The combination of cardiovascular endurance and physical power requires skills that are not easily built in a conventional gym setting, Nacel says.
Jen Grant, of Lyndonville, says she was “scared as heck” when Nacel encouraged her to go for her first 13-mile Spartan Beast race. Standing 5-foot-4, Grant says her largest obstacle was summoning the mental strength to go up against some of the more intimidating obstacles, like a three-foot high wall of fire or crossing a pond suspended by a rope.
“I’m someone who always feels nervous on race day, but I felt great,” Grant said reflecting on her experience. “A common complaint of the people that train in your standard gyms was there was no way to prepare for the hills, but I felt the exact opposite.”
In the world of obstacle races, participants are penalized for failure to complete a challenge (like not being able to get over a 10-foot-high wall) – usually by having to do burpees.
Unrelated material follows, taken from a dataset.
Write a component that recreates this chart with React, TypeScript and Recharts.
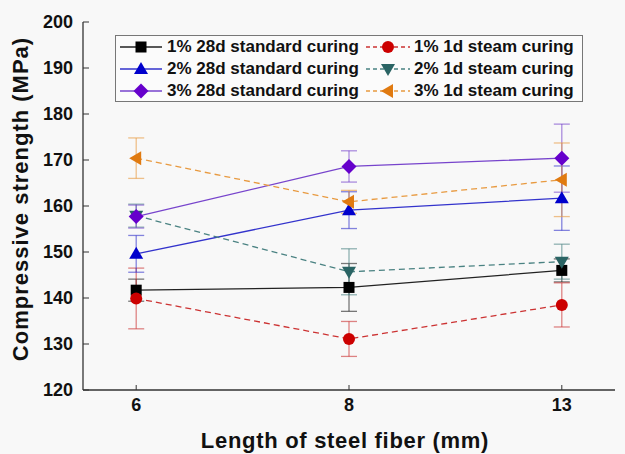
import {
  ErrorBar,
  Line,
  LineChart,
  XAxis,
  YAxis,
} from 'recharts'

const fiberLengths = ['6', '8', '13']
const xPositions = [0, 1, 2]

const std1 = [141.7, 142.3, 146.0]
const std1Err = [2.4, 5.2, 2.5]
const steam1 = [139.9, 131.1, 138.5]
const steam1Err = [6.6, 3.8, 4.8]
const std2 = [149.6, 159.1, 161.7]
const std2Err = [4.0, 4.0, 7.0]
const steam2 = [157.9, 145.7, 147.9]
const steam2Err = [2.5, 5.0, 3.8]
const std3 = [157.7, 168.6, 170.4]
const std3Err = [2.5, 3.4, 7.4]
const steam3 = [170.4, 160.9, 165.7]
const steam3Err = [4.4, 2.5, 8.0]

const yTicks = [120, 130, 140, 150, 160, 170, 180, 190, 200]
const yMinorTicks = [125, 135, 145, 155, 165, 175, 185, 195]

type Shape = 'square' | 'circle' | 'up' | 'down' | 'diamond' | 'left'

interface SeriesDef {
  key: string
  name: string
  color: string
  lineColor: string
  shape: Shape
  dashed: boolean
}

const seriesDefs: SeriesDef[] = [
  { key: 'std1', name: '1% 28d standard curing', color: '#000000', lineColor: '#222222', shape: 'square', dashed: false },
  { key: 'steam1', name: '1% 1d steam curing', color: '#cc0000', lineColor: '#cc3333', shape: 'circle', dashed: true },
  { key: 'std2', name: '2% 28d standard curing', color: '#0000cc', lineColor: '#3333cc', shape: 'up', dashed: false },
  { key: 'steam2', name: '2% 1d steam curing', color: '#2a6464', lineColor: '#4a8282', shape: 'down', dashed: true },
  { key: 'std3', name: '3% 28d standard curing', color: '#6600cc', lineColor: '#7744cc', shape: 'diamond', dashed: false },
  { key: 'steam3', name: '3% 1d steam curing', color: '#e07a10', lineColor: '#e89a40', shape: 'left', dashed: true },
]

const data = xPositions.map((x, i) => ({
  x,
  std1: std1[i],
  std1Err: std1Err[i],
  steam1: steam1[i],
  steam1Err: steam1Err[i],
  std2: std2[i],
  std2Err: std2Err[i],
  steam2: steam2[i],
  steam2Err: steam2Err[i],
  std3: std3[i],
  std3Err: std3Err[i],
  steam3: steam3[i],
  steam3Err: steam3Err[i],
}))

function Marker({ cx, cy, shape, color }: { cx: number; cy: number; shape: Shape; color: string }) {
  switch (shape) {
    case 'square':
      return <rect x={cx - 5.5} y={cy - 5.5} width={11} height={11} fill={color} />
    case 'circle':
      return <circle cx={cx} cy={cy} r={6} fill={color} />
    case 'up':
      return <polygon points={`${cx},${cy - 7} ${cx - 7},${cy + 5} ${cx + 7},${cy + 5}`} fill={color} />
    case 'down':
      return <polygon points={`${cx},${cy + 7} ${cx - 7},${cy - 5} ${cx + 7},${cy - 5}`} fill={color} />
    case 'diamond':
      return <polygon points={`${cx},${cy - 7.5} ${cx + 7.5},${cy} ${cx},${cy + 7.5} ${cx - 7.5},${cy}`} fill={color} />
    case 'left':
      return <polygon points={`${cx - 7},${cy} ${cx + 5},${cy - 7} ${cx + 5},${cy + 7}`} fill={color} />
  }
}

function LegendBox() {
  return (
    <div
      style={{
        position: 'absolute',
        left: 115,
        top: 35,
        border: '1px solid #777',
        width: 468,
        height: 67,
        boxSizing: 'border-box',
        display: 'grid',
        gridTemplateColumns: '246px 220px',
        gridAutoRows: '22px',
        alignContent: 'center',
        fontFamily: 'Arial, "Liberation Sans", sans-serif',
        fontWeight: 'bold',
        fontSize: 17,
        color: '#111',
        background: '#fbfbfb',
      }}
    >
      {[0, 2, 4].flatMap((row) =>
        [row, row + 1].map((i) => {
          const s = seriesDefs[i]
          const col2 = i % 2 === 1
          return (
            <div key={s.key} style={{ display: 'flex', alignItems: 'center', whiteSpace: 'nowrap' }}>
              <svg width={col2 ? 52 : 51} height={22} style={{ flexShrink: 0 }}>
                <line
                  x1={4}
                  x2={col2 ? 48 : 46}
                  y1={11}
                  y2={11}
                  stroke={s.lineColor}
                  strokeWidth={1.3}
                  strokeDasharray={s.dashed ? '4 3' : undefined}
                />
                <Marker cx={col2 ? 26 : 25} cy={11} shape={s.shape} color={s.color} />
              </svg>
              <span>{s.name}</span>
            </div>
          )
        }),
      )}
    </div>
  )
}

const tickStyle = {
  fontFamily: 'Arial, "Liberation Sans", sans-serif',
  fontWeight: 'bold' as const,
  fontSize: 18,
  fill: '#111',
}

const titleStyle = {
  ...tickStyle,
  fontSize: 22,
  letterSpacing: 0.7,
}

export default function App() {
  return (
    <div style={{ position: 'absolute', top: 0, left: 0, width: 625, height: 454, background: '#f8f8f8' }}>
      <LineChart
        width={625}
        height={454}
        data={data}
        margin={{ top: 22, right: 10, bottom: 0, left: 0 }}
      >
        <XAxis
          xAxisId="bottom"
          dataKey="x"
          type="number"
          domain={[-0.25, 2.25]}
          ticks={xPositions}
          tickFormatter={(v: number) => fiberLengths[v] ?? ''}
          height={64}
          tickSize={-5}
          tickMargin={13}
          axisLine={{ stroke: '#333', strokeWidth: 1.3 }}
          tickLine={{ stroke: '#333' }}
          tick={tickStyle}
          label={{
            value: 'Length of steel fiber (mm)',
            position: 'insideBottom',
            offset: 6,
            dx: -4,
            style: titleStyle,
          }}
        />
        <XAxis
          xAxisId="top"
          orientation="top"
          type="number"
          domain={[-0.25, 2.25]}
          height={0}
          tick={false}
          tickLine={false}
          axisLine={{ stroke: '#333', strokeWidth: 1.3 }}
        />
        <YAxis
          yAxisId="left"
          type="number"
          domain={[120, 200]}
          ticks={yTicks}
          width={83}
          tickSize={-6}
          tickMargin={16}
          axisLine={{ stroke: '#333', strokeWidth: 1.3 }}
          tickLine={{ stroke: '#333' }}
          tick={tickStyle}
          label={{
            value: 'Compressive strength (MPa)',
            angle: -90,
            position: 'insideLeft',
            offset: 20,
            dy: -7,
            style: { ...titleStyle, letterSpacing: 1, textAnchor: 'middle' },
          }}
        />
        <YAxis
          yAxisId="minor"
          type="number"
          domain={[120, 200]}
          ticks={yMinorTicks}
          width={0}
          tickSize={-3}
          tickMargin={0}
          axisLine={false}
          tickLine={{ stroke: '#333' }}
          tickFormatter={() => ''}
          orientation="left"
        />
        <YAxis
          yAxisId="right"
          orientation="right"
          type="number"
          domain={[120, 200]}
          width={0}
          tick={false}
          tickLine={false}
          axisLine={{ stroke: '#333', strokeWidth: 1.3 }}
        />
        {seriesDefs.map((s) => (
          <Line
            key={s.key}
            xAxisId="bottom"
            yAxisId="left"
            dataKey={s.key}
            name={s.name}
            stroke={s.lineColor}
            strokeWidth={1.3}
            strokeDasharray={s.dashed ? '6 4' : undefined}
            isAnimationActive={false}
            activeDot={false}
            dot={(props: { cx?: number; cy?: number; index?: number }) => (
              <Marker
                key={`${s.key}-${props.index}`}
                cx={props.cx ?? 0}
                cy={props.cy ?? 0}
                shape={s.shape}
                color={s.color}
              />
            )}
          >
            <ErrorBar
              dataKey={`${s.key}Err`}
              direction="y"
              width={8}
              stroke={s.lineColor}
              strokeOpacity={0.6}
              strokeWidth={1.3}
            />
          </Line>
        ))}
      </LineChart>
      <LegendBox />
    </div>
  )
}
In order to avoid penalties, racers need to be comfortable and confident doing the obstacles with hands that are numb with cold or while doing obstacles in shin-deep mud.
Developing that gritty determination is what Nacel, Stawinski and Butler all emphasize. The key to OCR, they all emphasize, is building physical and mental toughness by completing challenges similar to those of the races regardless of weather or season.
But the benefits of such training and of obstacle course racing go far beyond just getting in great physical shape.
Stawinski says the allure of the obstacle race is something more elemental, a reminder of a simpler time.
“The attraction is that it makes you feel like a kid again,” he says. “You’re doing things that most people haven’t done for years… and it feels really fun. You’re never bored and there’s always something around the corner waiting to challenge you.”